The questionnaire was not actually on Facebook. It was hosted by a company called Qualtrics, which provided a platform for online surveys. Respondents were asked to authorize access to their Facebook profiles, and when they did, an app built by Mr. Kogan performed its sole function: harvesting the data of users and all of their Facebook friends. Their names, birth dates and location data, as well as lists of every Facebook page they had ever liked, were downloaded without their knowledge or express consent.
Facebook has said that those who took the quiz were told that their data would be used only for academic purposes, claiming that it and its users were misled by Cambridge Analytica and Mr. Kogan. Cambridge Analytica has said it was told that Mr. Kogan’s app complied with Facebook’s own rules.
But The Times reported last month that the fine print accompanying Mr. Kogan’s questionnaire told Facebook users that their data could be used for commercial purposes. That was an outright violation of Facebook’s rules at the time, but the company did nothing to stop Mr. Kogan’s app from collecting the data.
“This is the frustrating bit, where Facebook clearly has never cared. I mean, it’s never enforced this agreement,” Mr. Kogan told “60 Minutes.”
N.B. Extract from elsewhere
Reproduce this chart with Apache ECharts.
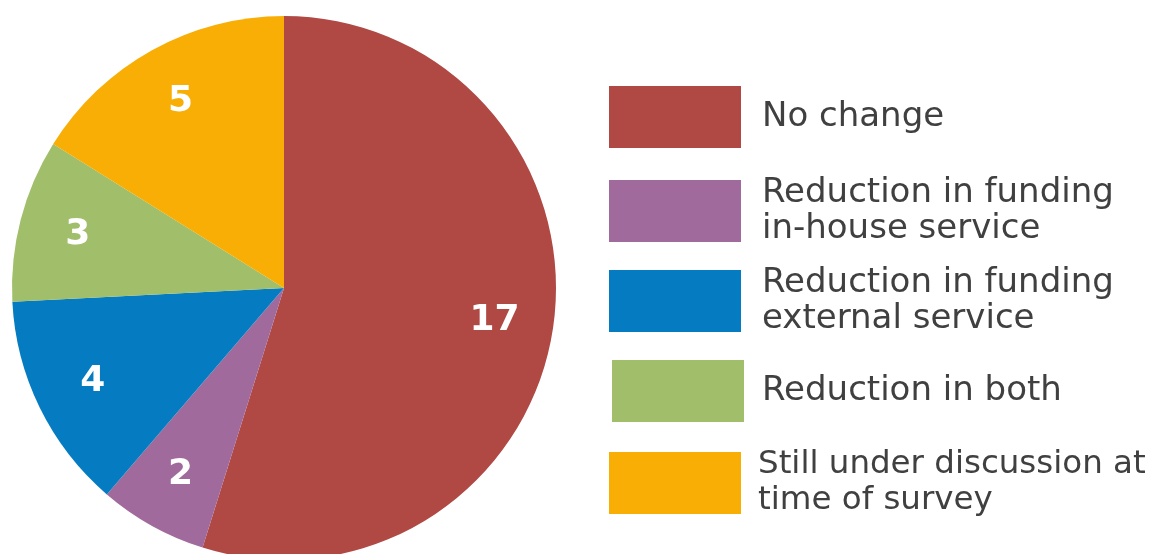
<!DOCTYPE html>
<html>
<head>
    <meta charset="utf-8">
    <title>Funding change</title>
    <script src="https://cdn.jsdelivr.net/npm/echarts@6/dist/echarts.min.js"></script>
</head>
<body style="margin:0">
<div id="main" style="width: 1156px;height:554px;"></div>
<script>
// data
var categories = ['No change', 'Reduction in funding\nin-house service', 'Reduction in funding\nexternal service', 'Reduction in both', 'Still under discussion at\ntime of survey'];
var values = [17, 2, 4, 3, 5];
var colors = ['#B04844', '#A06A9C', '#057CC1', '#A1BE6A', '#F8AE05'];
// two-line rows start a little higher because their text sticks out above the box
var legendTops = [86, 175, 265, 360, 447];

var pieData = categories.map(function (c, i) {
    return {name: c, value: values[i], itemStyle: {color: colors[i]}};
});

// one legend per row so each row sits where it does in the picture
var legends = categories.map(function (c, i) {
    return {
        orient: 'vertical',
        left: i === 3 ? 612 : 609,
        top: legendTops[i],
        padding: 0,
        data: [c],
        icon: 'rect',
        itemWidth: 132,
        itemHeight: 62,
        selectedMode: false,
        textStyle: {
            fontFamily: 'DejaVu Sans',
            fontSize: i === 4 ? 32.5 : 34,
            lineHeight: 36,
            color: '#404040',
            padding: [0, 0, 0, i === 4 ? 12 : i === 3 ? 13 : 16]
        }
    };
});

var option = {
    animation: false,
    legend: legends,
    series: [
        {
            name: 'pie',
            type: 'pie',
            center: [284, 288],
            radius: [0, 272],
            startAngle: 90,
            silent: true,
            label: {show: false},
            labelLine: {show: false},
            data: pieData
        },
        {
            // transparent ring only used to put the numbers further out
            name: 'labels',
            type: 'pie',
            center: [284, 288],
            radius: [148, 272],
            startAngle: 90,
            silent: true,
            itemStyle: {color: 'rgba(0,0,0,0)'},
            label: {
                show: true,
                position: 'inside',
                formatter: '{c}',
                color: '#fff',
                fontFamily: 'DejaVu Sans',
                fontWeight: 'bold',
                fontSize: 36
            },
            labelLine: {show: false},
            data: categories.map(function (c, i) {
                return {name: c, value: values[i]};
            })
        }
    ]
};

var myChart = echarts.init(document.getElementById('main'));
myChart.setOption(option);
</script>
</body>
</html>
“I had a terms of service that was up there for a year and a half that said I could transfer and sell the data,” he continued, adding: “Never heard a word.”
Until April 2015, Facebook allowed app developers to collect some private information from the profiles of users who downloaded apps, and from those of their friends. Facebook has said it allowed this kind of data collection to help developers improve the “in-app” experience for users.
Facebook even worked with Mr. Kogan. In November 2015, it brought him in as a consultant to explain the technique he had used for Cambridge Analytica, which focused on how the Facebook pages that users had “liked” could reveal aspects of their personalities.
“At the time, I thought we were doing everything that was correct,” Mr. Kogan told “60 Minutes.”